Ordinaire, or-din-ār′, n. wine for ordinary use—usually vin ordinaire: a soldier's mess: a person of common rank.

Ordinary, or′di-na-ri, adj. according to the common order: usual: of common rank: plain: of little merit: (coll.) plain-looking.—n. a judge of ecclesiastical or other causes who acts in his own right: something settled or customary: actual office: a bishop or his deputy: a place where regular meals are provided at fixed charges: the common run or mass: (her.) one of a class of armorial charges, called also honourable ordinaries, figures of simple outline and geometrical form, conventional in character—chief, pale, fess, bend, bend-sinister, chevron, cross, saltire, pile, pall, bordure, orle, tressure, canton, flanches.—adv. Or′dinarily.—Ordinary of the mass, the established sequence or fixed order for saying mass.—In ordinary, in regular and customary attendance.

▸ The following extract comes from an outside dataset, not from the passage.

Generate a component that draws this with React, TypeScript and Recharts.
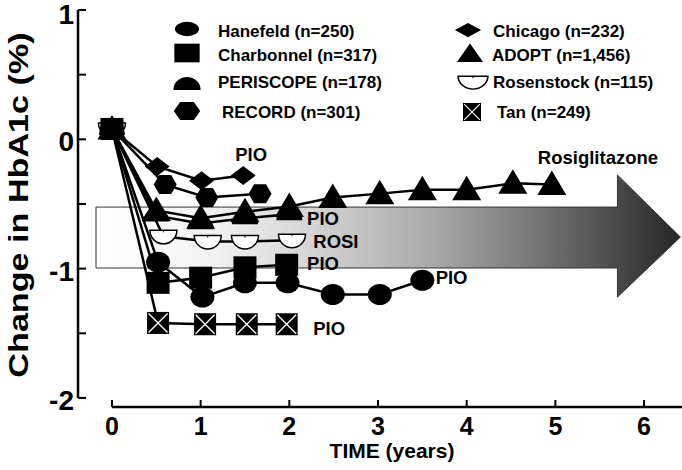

Ordnance, ord′nans, n. great guns: artillery: (orig.) any arrangement, disposition, or equipment.—Ordnance survey, a preparation of maps and plans of Great Britain and Ireland, or parts thereof, undertaken by government and carried out by men selected from the Royal Engineers—so called because in earlier days the survey was carried out under the direction of the Master-general of the Ordnance. [Ordinance.]

Ordonnance, or′do-nans, n. co-ordination, esp. the proper disposition of figures in a picture, parts of a building, &c.

Ordure, or′dūr, n. dirt: dung: excrement: also fig. anything unclean.—adj. Or′durous. [Fr.,—O. Fr. ord, foul—L. horridus, rough.]

Ore, ōr, n. metal as it comes from the mine: metal mixed with earthy and other substances. [A.S. ór, another form of ár, brass; Ice. eir, L. æs, ær-is, bronze.]